Several gunmen opened fire at a popular concert venue on the outskirts of Moscow on Friday, killing at least 40 people and wounding more than 100, Russia’s top security agency said, according to state news agencies.
More than a third of the building, which hosts one of the largest and most popular concert halls in Moscow, was on fire on Friday night, according to Tass, as emergency services tried to rescue people from its roof.
Three helicopters were dispatched to the scene, the agency reported. An explosion was reported at 9:32 p.m. local time, and RIA Novosti reported that the fire had intensified. The roof near the stage was collapsing at around 10 p.m. local time, RIA Novosti reported.
There was no report of who might be responsible for the attack, but state media agencies reported that there were up to five perpetrators. Russia’s Investigative Committee, the country’s equivalent to the F.B.I., said it had opened a criminal case into a terrorist act and dispatched its investigators to the scene.
Emergency services said more than 100 people had already been evacuated from the building.
Videos verified by The New York Times show multiple people holding guns entering Crocus City Hall, a shopping mall and concert venue in Krasnogorsk, a suburb on the northwestern outskirts of Moscow. The videos show people wounded on the ground.
In videos filmed inside the concert hall, audience members awaiting a performance by the veteran rock band Piknik are heard screaming, and there are repeated gunshots from outside of the hall. Other videos filmed from a highway outside of the building show parts of it on fire producing heavy smoke.
The Russian news agency TASS said eyewitnesses had reported “killed and wounded” at the venue, Crocus City Hall, without specifying a number. Some news organizations said on social media that dozens had been wounded and more than 40 were dead, but those figures were not immediately confirmed by the Russian authorities.
“At least three people in camouflage burst into the ground floor of Crocus City Hall and opened fire with automatic weapons,” a correspondent for another state news agency, RIA Novosti, reported from the scene. “There are definitely wounded.”
RIA Novosti said that a special police unit was working inside the building alongside firefighters.

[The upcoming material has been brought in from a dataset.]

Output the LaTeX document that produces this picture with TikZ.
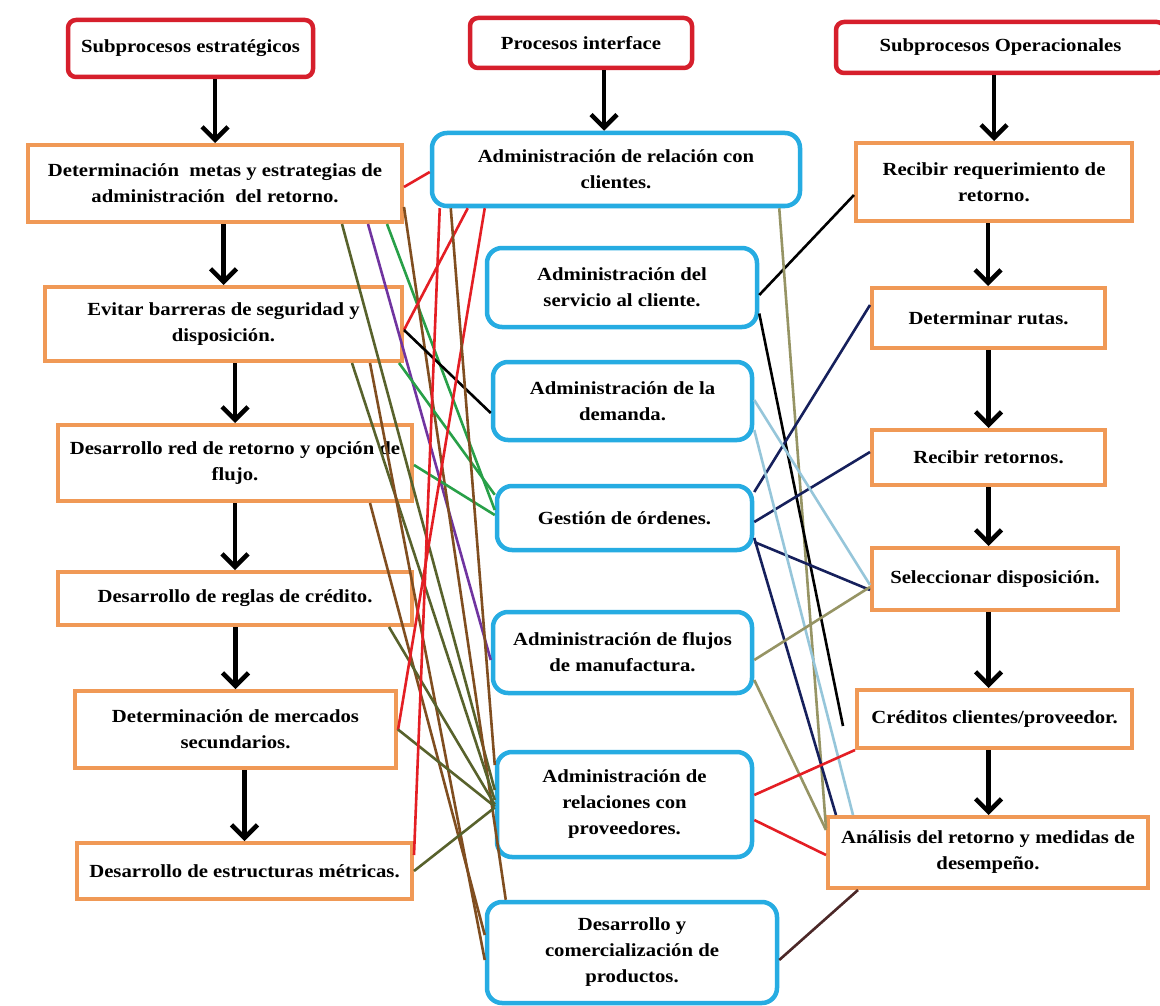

Images posted to social media from the scene showed bodies laid on the ground outside the venue.
Moscow’s mayor, Sergei S. Sobyanin, said that multiple people had been killed and called it a “terrible tragedy.” He said all large events planned for the weekend would be canceled. In St. Petersburg, more than 400 miles from Moscow, shopping centers were also being evacuated, according to the independent outlet Bumaga.
Shootings are rare in Russia, a country where the state tightly regulates the possession of firearms. One of the deadliest ones occurred in 2022, when a gunman killed 18 people and wounded 23 others in a school in the town of Izhevsk.
On March 7, the U.S. Embassy in Moscow issued a security alert warning that its personnel were “monitoring reports that extremists have imminent plans to target large gatherings in Moscow, to include concerts.” The statement warned U.S. citizens that an attack could take place in the next 48 hours.
Pro-Kremlin voices seized on the U.S. Embassy’s warning to paint America as trying to scare Russians. On March 19, President Vladimir V. Putin called the statement “obvious blackmail” made with “the intention to intimidate and destabilize our society.”
The attack came the same day as 165 missiles and drones attacked Ukraine, constituting what U.S. Ambassador to Ukraine Bridget Brink said was “the largest attack against Ukraine’s energy grid since the start of Russia’s war.”
But there was no immediate indication of any Ukrainian involvement in the Moscow attack, or of the identity of the assailants.
White House National Security Communications Advisor John Kirby said that there was “No indication at this time that Ukraine, or Ukrainians were involved in the shooting.” In comments to reporters, he said “I would disabuse you at this early hour of any connection to Ukraine.”